Tunisia. rivolta a Kasserine, rischio intervento Isis

Le proteste a Kasserine
Le proteste a Kasserine

TUNISIA, TUNISI – Torna ad accendersi la protesta sociale in Tunisia a pochi giorni dalla celebrazione del 5/o anniversario della cacciata di Zine al Abidine Ben Alì, il presidente costretto a fuggire nel gennaio 2011 in seguito alla cosiddetta rivoluzione dei gelsomini.
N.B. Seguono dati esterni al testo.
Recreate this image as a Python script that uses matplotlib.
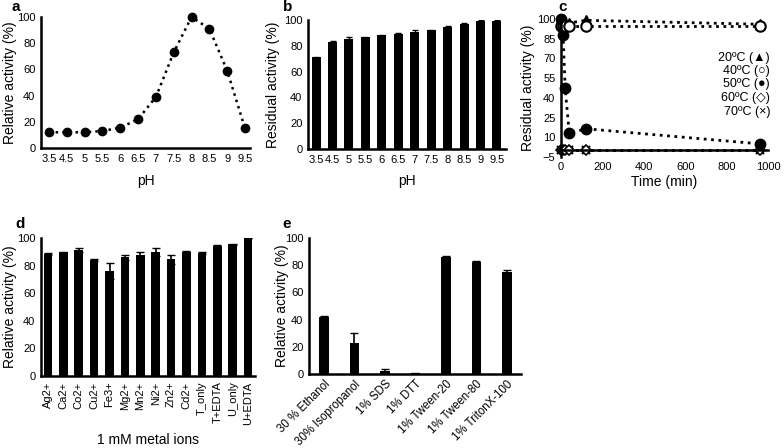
import matplotlib
matplotlib.use("Agg")
from matplotlib import pyplot as plt

plt.rcParams['font.family'] = ['Liberation Sans', 'DejaVu Sans']

# a: pH optimum
ph_labels = ['3.5', '4.5', '5', '5.5', '6', '6.5', '7', '7.5', '8', '8.5', '9', '9.5']
ph_activity = [12, 12, 12, 13, 15.5, 22, 39, 73, 100, 91, 59, 15]

# b: pH stability
ph_residual = [71, 83, 85, 86.5, 88, 89.5, 91, 92, 94.5, 97, 99.5, 99.5]
ph_residual_err = [0.5, 0.5, 1.5, 0.5, 0.5, 0.5, 1.2, 0.5, 0.8, 0.5, 0.5, 0.5]

# c: thermostability
time_min = [0, 10, 20, 40, 120, 960]
t20 = [100, 100, 98, 97, 99, 96]
t40 = [95, 95, 95, 95, 95, 95]
t50 = [100, 88, 47.5, 13, 16.5, 5]
t60 = [0, 0, 0, 0, 0, 0]
t70 = [0, 0, 0, 0, 0, 0]
temp_legend = ['20ºC (▲)', '40ºC (○)', '50ºC (●)', '60ºC (◇)', '70ºC (×)']

# d: metal ions
metals = ['Ag2+', 'Ca2+', 'Co2+', 'Cu2+', 'Fe3+', 'Mg2+', 'Mn2+', 'Ni2+', 'Zn2+',
          'Cd2+', 'T_only', 'T+EDTA', 'U_only', 'U+EDTA']
metal_activity = [88.5, 89.5, 91, 84, 76, 86, 87.5, 90, 84.5, 89.5, 89, 94.5, 95.5, 100]
metal_err = [0.5, 0.5, 1.5, 0.5, 6, 2, 2.5, 3, 3.5, 1, 0.5, 0.5, 0.5, 0.3]

# e: solvents / detergents
reagents = ['30 % Ethanol', '30% Isopropanol', '1% SDS', '1% DTT', '1% Tween-20',
            '1% Tween-80', '1% TritonX-100']
reagent_activity = [42, 23, 2, 0.5, 86, 82.5, 75]
reagent_err = [0.3, 7, 1.5, 0.3, 0.7, 0.5, 1.5]

W, H = 784, 448
fig = plt.figure(figsize=(W / 100, H / 100), dpi=100)


def px_axes(left, right, top, bottom):
    ax = fig.add_axes([left / W, 1 - bottom / H, (right - left) / W, (bottom - top) / H])
    ax._px = (left, right, top, bottom)
    return ax


def style(ax):
    for s in ['top', 'right']:
        ax.spines[s].set_visible(False)
    for s in ['left', 'bottom']:
        ax.spines[s].set_linewidth(1.8)
    ax.tick_params(length=0, labelsize=8, pad=4)


def ylabel_at(ax, text, px):
    left, right, top, bottom = ax._px
    ax.set_ylabel(text, fontsize=10, va='center')
    ax.yaxis.set_label_coords((px - left) / (right - left), 0.5)


def xlabel_at(ax, text, py):
    left, right, top, bottom = ax._px
    ax.set_xlabel(text, fontsize=10, va='center')
    ax.xaxis.set_label_coords(0.5, (bottom - py) / (bottom - top))


def panel(label, px, py):
    fig.text(px / W, 1 - py / H, label, fontsize=11, fontweight='bold',
             va='center', ha='center')


# panel a
ax = px_axes(41, 250, 17, 148)
style(ax)
x = range(len(ph_labels))
ax.plot(x, ph_activity, 'k:', lw=1.8, marker='o', ms=6, clip_on=False)
ax.set_xlim(-0.45, 11.28)
ax.set_ylim(0, 100)
ax.set_xticks(list(x))
ax.set_xticklabels(ph_labels)
ax.set_yticks(range(0, 101, 20))
xlabel_at(ax, 'pH', 181)
ylabel_at(ax, 'Relative activity (%)', 10)
panel('a', 16, 7)

# panel b
ax = px_axes(308, 506, 20, 149)
style(ax)
ax.bar(x, ph_residual, width=0.55, color='k', yerr=ph_residual_err,
       error_kw=dict(ecolor='k', capsize=2, lw=1))
ax.set_xlim(-0.49, 11.55)
ax.set_ylim(0, 100)
ax.set_xticks(list(x))
ax.set_xticklabels(ph_labels)
ax.set_yticks(range(0, 101, 20))
xlabel_at(ax, 'pH', 181)
ylabel_at(ax, 'Residual activity (%)', 273)
panel('b', 288, 7)

# panel c
ax = px_axes(561, 768, 19, 157)
style(ax)
ax.spines['bottom'].set_position(('data', 0))
ax.plot(time_min, t70, 'k:', lw=2, marker='x', ms=6, mew=1.5, clip_on=False)
ax.plot(time_min, t60, 'k:', lw=2, marker='D', ms=5, mfc='white', mec='k', mew=1.2, clip_on=False)
ax.plot(time_min, t20, 'k:', lw=2, marker='^', ms=7, clip_on=False)
ax.plot(time_min, t50, 'k:', lw=2, marker='o', ms=7.5, clip_on=False)
ax.plot(time_min, t40, 'k:', lw=2, marker='o', ms=7.5, mfc='white', mec='k', mew=1.5, clip_on=False)
ax.set_xlim(0, 1000)
ax.set_ylim(-5, 100)
ax.set_yticks(range(-5, 101, 15))
ax.set_xticks(range(0, 1001, 200))
ax.tick_params(axis='x', pad=8)
xlabel_at(ax, 'Time (min)', 182)
ylabel_at(ax, 'Residual activity (%)', 528)
legend_y = [58, 71, 84, 98, 112]
for t, ly in zip(temp_legend, legend_y):
    fig.text(770 / W, 1 - ly / H, t, ha='right', va='center', fontsize=9)
panel('c', 563, 7)

# panel d
ax = px_axes(41, 255, 238, 376)
style(ax)
xd = range(len(metals))
ax.bar(xd, metal_activity, width=0.55, color='k', yerr=metal_err,
       error_kw=dict(ecolor='k', capsize=3, lw=1.2))
ax.set_xlim(-0.45, 13.45)
ax.set_ylim(0, 100)
ax.set_xticks(list(xd))
ax.set_xticklabels(metals, rotation=90)
ax.set_yticks(range(0, 101, 20))
xlabel_at(ax, '1 mM metal ions', 440)
ylabel_at(ax, 'Relative activity (%)', 10)
panel('d', 20, 224)

# panel e
ax = px_axes(309, 521, 238, 374)
style(ax)
xe = range(len(reagents))
ax.bar(xe, reagent_activity, width=0.32, color='k', yerr=reagent_err,
       error_kw=dict(ecolor='k', capsize=3, lw=1.2))
ax.set_xlim(-0.49, 6.46)
ax.set_ylim(0, 100)
ax.set_xticks(list(xe))
ax.set_xticklabels(reagents, rotation=45, ha='right', rotation_mode='anchor')
ax.tick_params(axis='x', pad=3, labelsize=8.3)
ax.set_yticks(range(0, 101, 20))
ylabel_at(ax, 'Relative activity (%)', 282)
panel('e', 287, 224)

fig.savefig('out.png', dpi=100)
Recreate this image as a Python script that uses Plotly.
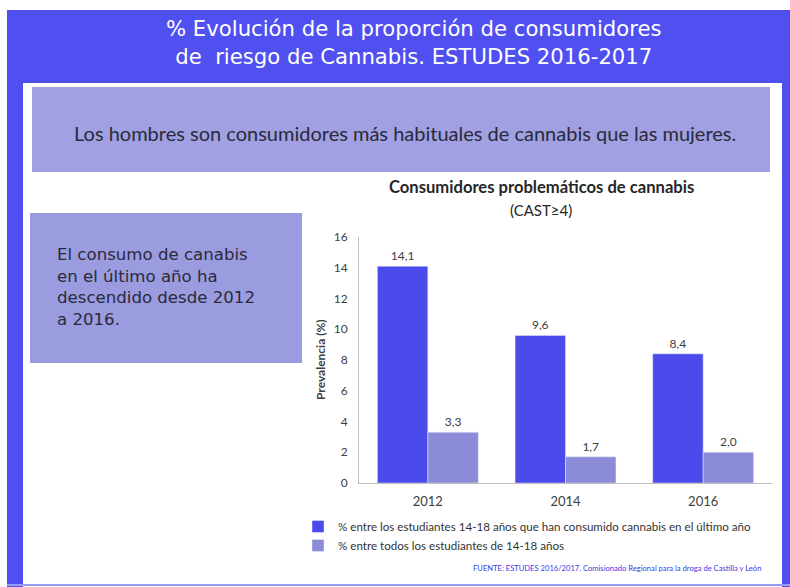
import plotly.graph_objects as go

# ---- data ----
years = ["2012", "2014", "2016"]
consumers_last_year = [14.1, 9.6, 8.4]
all_students = [3.3, 1.7, 2.0]
series_names = [
    "% entre los estudiantes 14-18 años que han consumido cannabis en el último año",
    "% entre todos los estudiantes de 14-18 años",
]
y_ticks = [0, 2, 4, 6, 8, 10, 12, 14, 16]

# ---- layout geometry (pixels) ----
W, H = 790, 587
L, R, T, B = 359, 18, 237, 104
PW, PH = W - L - R, H - T - B

def px(x):
    return (x - L) / PW

def py(y):
    return (H - B - y) / PH

BLUE = "#5050f0"
DARK = "#4b4bec"
LIGHT = "#8b8bd8"
PANEL = "#a0a0e2"
BOX = "#9b9bdf"
TXT = "#404040"
GEO = "Lato"

fig = go.Figure()
fig.add_trace(go.Bar(x=years, y=consumers_last_year, name=series_names[0],
                     marker_color=DARK, texttemplate="%{y:.1f}", textposition="outside",
                     textfont=dict(size=12, color=TXT), cliponaxis=False))
fig.add_trace(go.Bar(x=years, y=all_students, name=series_names[1],
                     marker_color=LIGHT, texttemplate="%{y:.1f}", textposition="outside",
                     textfont=dict(size=12, color=TXT), cliponaxis=False))

shapes = []
def rect(x0, y0, x1, y1, color):
    shapes.append(dict(type="rect", xref="paper", yref="paper",
                       x0=px(x0), x1=px(x1), y0=py(y1), y1=py(y0),
                       fillcolor=color, line=dict(width=0), layer="below"))

rect(7, 10, 790, 83, BLUE)        # top band
rect(7, 10, 23, 587, BLUE)        # left border
rect(782, 10, 790, 587, BLUE)     # right border
rect(7, 584, 790, 586, "#9a9af0") # bottom line
rect(32, 87, 770, 172, PANEL)     # statement panel
rect(30, 213, 302, 363, BOX)      # left box

annotations = []
def text(x, y, s, size, color, xanchor="center", family=GEO, align="center"):
    annotations.append(dict(x=px(x), y=py(y), xref="paper", yref="paper", text=s,
                            showarrow=False, xanchor=xanchor, yanchor="middle",
                            align=align, font=dict(size=size, color=color, family=family)))

text(414, 42, "% Evolución de la proporción de consumidores<br>de  riesgo de Cannabis. ESTUDES 2016-2017",
     21.2, "white", family="DejaVu Sans")
text(405, 133, "Los hombres son consumidores más habituales de cannabis que las mujeres.", 20, "#2a2a3a")
text(55, 287, "El consumo de canabis<br>en el último año ha<br>descendido desde 2012<br>a 2016.",
     16.6, "#2a2a3a", xanchor="left", align="left", family="DejaVu Sans")
text(541, 187, "<b>Consumidores problemáticos de cannabis</b>", 16.6, "#262626")
text(541, 210, "(CAST≥4)", 15, "#262626")
text(763, 568, "FUENTE: ESTUDES 2016/2017. Comisionado Regional para la droga de Castilla y León", 7.6, "#3a3ae6", xanchor="right")
text(320, 360, "<b>Prevalencia (%)</b>", 12, TXT)
annotations[-1]["textangle"] = -90

fig.update_layout(
    width=W, height=H, margin=dict(l=L, r=R, t=T, b=B, pad=0),
    paper_bgcolor="white", plot_bgcolor="white",
    barmode="group", bargap=0.267, bargroupgap=0,
    separators=",.",
    font=dict(family=GEO, color=TXT),
    shapes=shapes, annotations=annotations,
    showlegend=True,
    legend=dict(x=px(298), y=py(512), xanchor="left", yanchor="top",
                orientation="v", font=dict(size=11.6, color="#333333"),
                bgcolor="rgba(0,0,0,0)", tracegroupgap=2),
)
fig.update_xaxes(showline=True, linecolor="#bfbfbf", linewidth=1, ticks="",
                 tickfont=dict(size=13, color=TXT, family=GEO), showgrid=False,
                 ticklabelstandoff=6)
fig.update_yaxes(range=[0, 16], tickvals=y_ticks, showline=True, linecolor="#bfbfbf",
                 linewidth=1, ticks="", showgrid=False, zeroline=False,
                 tickfont=dict(size=12, color=TXT, family=GEO), ticklabelstandoff=8)

fig.write_html("out.html")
A dare fuoco alle polveri, nella regione di Kasserine al confine con l’Algeria, è stata sabato scorso la morte di un giovane disoccupato, Ridha Yahyaoui, fulminato su un pilone dell’alta tensione da dove minacciava di buttarsi perchè il suo nome non rientrava più nella lista dei nuovi assunti dal dipartimento regionale dell’Istruzione.

Mercoledi nuovi disordini hanno costretto scuole e licei a chiudere i battenti in città, mentre i manifestanti sono arrivati a due passi dalla sede del governatorato. Qui anche nei giorni scorsi si erano radunati centinaia di giovani per rivendicare il diritto al lavoro. Da ieri sono cominciati gli scontri: lancio di pietre da una parte, lacrimogeni dall’altra. In serata il ministero dell’Interno ha dichiarato il coprifuoco dalle 18 alle 5 del mattino. E il governatore di Kasserine ha affermato a radio Jawhara FM che alcuni agitatori professionisti si sono infiltrati tra i manifestanti.

Intanto però le proteste si sono estese: oltre alle scuole molti edifici pubblici e negozi sono stati chiusi e l’esercito è stato dispiegato a difesa della sede del governatorato. I disoccupati hanno infatti il sostegno di altri cittadini che lamentano la marginalizzazione della regione e chiedono più trasparenza. Il bilancio degli scontri di martedi è pesante: 23 feriti di cui 4 delle forze dell’ordine e 246 intossicati dai gas lacrimogeni. La regione di Kasserine è fra le più sfavorite della Tunisia ed è in questa zona che si trova il Monte Chambi, noto per essere rifugio di gruppi jihadisti.

Mercoledi il ministero della Difesa ha annunciato di aver compiuto un intenso bombardamento aereo dei sentieri abitualmente utilizzati dai terroristi. Raid preventivi – è stato spiegato – proprio per impedire ai jihadisti di approfittare delle manifestazioni “sociali” (qui il tasso di disoccupazione è al 27% a fronte del 15,3% a livello nazionale) per introdursi in città.

Le proteste si sono già estese, raggiungendo Tala, Feriana e Meknassi, nel governatorato di Sidi Bouzid. Un copione che ricorda le rivolte del 2010-2011 che portarono alla cacciata di Ben Alì, accusato di non fare nulla contro le disuguaglianze sociali, economiche e territoriali della Tunisia.